PUBLISHED: 22:00 10 April 2003 | UPDATED: 13:43 03 March 2010

PERSUASIVE pupils from Castle Hill Junior School are today celebrating their role in what could be one of the most important Roman discoveries ever made in Suffolk.

PERSUASIVE pupils from Castle Hill Junior School are today celebrating their role in what could be one of the most important Roman discoveries ever made in Suffolk.

Around two years ago more than 30 pupils at the school deluged Channel Four's Time Team with letters asking them to unearth the history of their surroundings.

Their plea, which was made in a persuasive letter writing lesson, paid dividends this week when a crew from the show arrived to begin excavating in Tranmere Grove, Ipswich.

Headteacher Ruth Hart said: "A couple of years ago, our year six pupils were doing some work around persuasive letter writing and this was combined with some local history work.

"The combination of this, along with a couple of the children being Time Team fans, meant that we sent the letters to the show asking if they would come to our area."

Nothing more was heard about the letters until January this year, when the school received a phone call from Channel Four saying the show would be coming to the area.

Mrs Hart said: "Someone from Channel Four called to say they were coming in response to the letters sent by the pupils.

"It's great for the pupils because so often they write letters and get no response at all but this has helped bring the curriculum into the real world."
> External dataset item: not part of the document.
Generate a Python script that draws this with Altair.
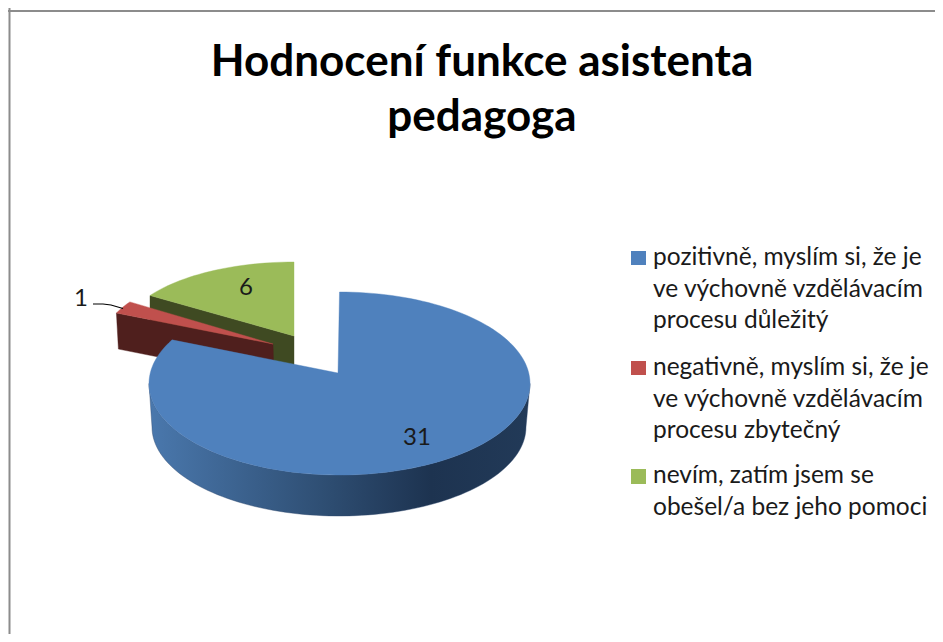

Although the pupils who wrote the letters have now moved on to other schools, Mrs Hart said they had contacted some of them and asked them to "spread the word" about the news.

Karen Kirk, a researcher for the show, confirmed they had responded to the letters from the pupils but said much more detailed investigation had to be carried out before they arrived.

"We received some letters from the pupils asking if we would come down and help them learn about the history of the name of their school, she said.

"We did a lot of research into the area and found out about previous excavations and decided to come down. We're very excited about this site."